Subject: RE: Tin Whistle - how to play certain note?
I have a metal clarinet. They have been popular as band instruments over the years. The British Army and a lot of American bands used them in the early 20th century; there's usually one for sale on eBay at any time (generally a B flat Boehm-system). Mine is a Turkish Albert-system clarinet in G, which was introduced in France as the "clarinette d'amour", rendered in Turkish as "ashk klarneti" which is closer to"lust clarinet". It's a handy size for Scottish music, as in the low register it fingers like a D whistle and in the upper register like a pipe chanter in A. At the low end I either play an improvised alto line or else do fiddle tunes an octave down.

A friend of mine has a double-walled E flat metal clarinet.
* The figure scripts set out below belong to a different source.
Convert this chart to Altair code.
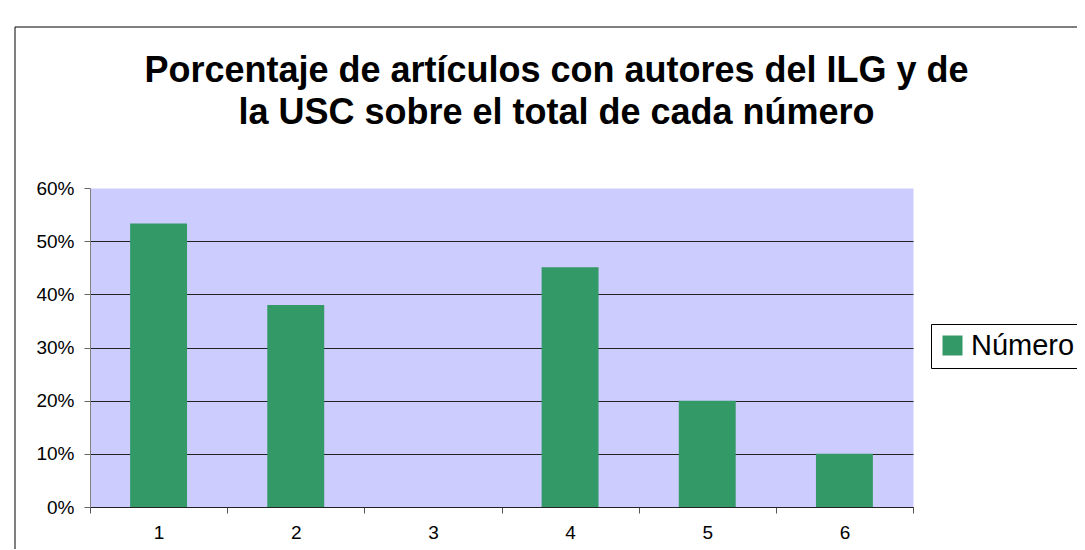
import altair as alt
import pandas as pd

categories = ["1", "2", "3", "4", "5", "6"]
values = [0.533, 0.38, 0.0, 0.451, 0.20, 0.10]
series_name = "Número"
title_lines = [
    "Porcentaje de artículos con autores del ILG y de",
    "la USC sobre el total de cada número",
]
y_tick_values = [0.0, 0.1, 0.2, 0.3, 0.4, 0.5, 0.6]

df = pd.DataFrame({"numero": categories, "pct": values, "serie": [series_name] * len(categories)})

FONT = "Liberation Sans"

frame = alt.Chart(alt.Data(values=[{}])).mark_rect(
    fill="transparent", stroke="black", strokeWidth=1
).encode(
    x=alt.value(-75), x2=alt.value(3000), y=alt.value(-161), y2=alt.value(3000)
)

bars = alt.Chart(df).mark_bar(width=alt.RelativeBandSize(0.415)).encode(
    x=alt.X(
        "numero:N",
        sort=categories,
        scale=alt.Scale(paddingInner=0, paddingOuter=0),
        axis=alt.Axis(
            title=None,
            labelAngle=0,
            tickBand="extent",
            grid=False,
            domainColor="#222222",
            tickColor="#555555",
            tickSize=6,
            labelFont=FONT,
            labelFontSize=19,
            labelColor="black",
            labelPadding=10,
        ),
    ),
    y=alt.Y(
        "pct:Q",
        scale=alt.Scale(domain=[0, 0.6], nice=False),
        axis=alt.Axis(
            title=None,
            values=y_tick_values,
            format=".0%",
            grid=True,
            gridColor={"condition": {"test": "datum.value >= 0.599", "value": "transparent"}, "value": "#222222"},
            domainColor="#808080",
            tickColor="#666666",
            tickSize=6,
            labelFont=FONT,
            labelFontSize=19,
            labelColor="black",
            labelPadding=10,
        ),
    ),
    color=alt.Color(
        "serie:N",
        scale=alt.Scale(domain=[series_name], range=["#339966"]),
        legend=alt.Legend(
            title=None,
            orient="none",
            legendX=841,
            legendY=136,
            strokeColor="black",
            fillColor="white",
            padding=7,
            symbolType="square",
            symbolSize=400,
            symbolStrokeWidth=0,
            symbolOffset=0,
            labelOffset=4,
            labelFont=FONT,
            labelFontSize=29,
            labelColor="black",
        ),
    ),
)

chart = alt.layer(frame, bars).properties(
    width=823,
    height=319,
    autosize=alt.AutoSizeParams(type="none"),
    padding={"left": 82, "top": 180, "right": 164, "bottom": 42},
    title=alt.Title(
        text=title_lines,
        font=FONT,
        fontSize=36,
        fontWeight="bold",
        color="black",
        anchor="middle",
        dx=55,
        offset=0,
        dy=105,
        lineHeight=42,
    ),
).configure(background="white").configure_view(fill="#CCCCFF", stroke="transparent")

chart.save("out.html", embed_options={"renderer": "svg", "actions": False})
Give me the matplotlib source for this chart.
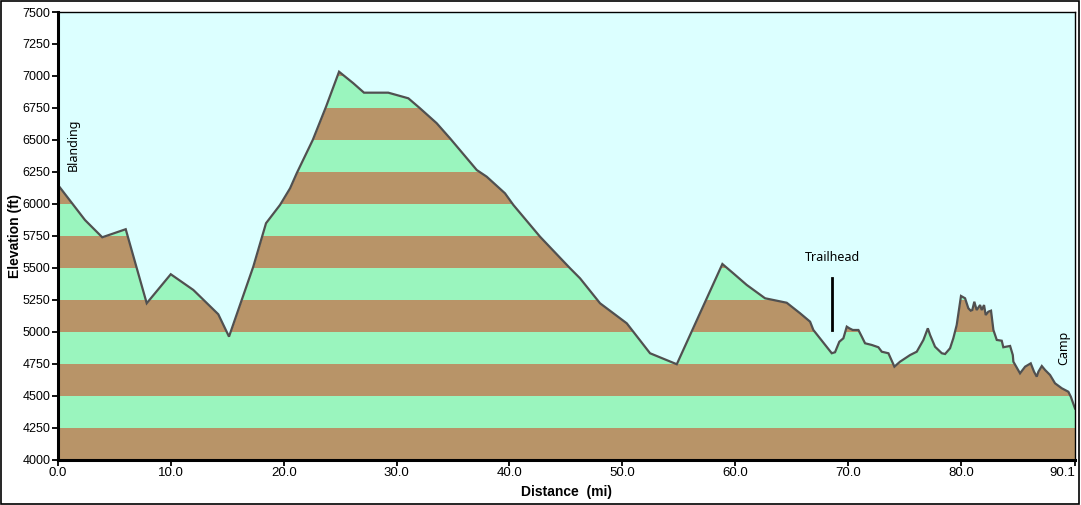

The double-wall construction (like a thermos with tone holes) was a late 19th century attempt at making a metal clarinet that sounded like wood. Since it was a lot more expensive to make than a wooden model it didn't really take off.

Play enough woodwind instruments and distinctions between their techniques more or less evaporate. You alter the pitch of a note by partial opening, cross-fingering or providing an extra hole. That's not a lot of alternatives to remember. Mentally you organize them rather like object-oriented programming: think of fingering systems as falling into hierarchical subgroupings. If you've got a key you use it, if you haven't you crossfinger, if that doesn't work you half-hole.

The one that really doesn't fit is closed fingerings for bagpipes like the Border pipes, where (more or less) only one hole is left open. With other instruments you think about what fingers you're putting down, with these you think about the fingers you're *not* putting down. Still boggles my mind a bit.

I'd still like to know what the original poster's tune is.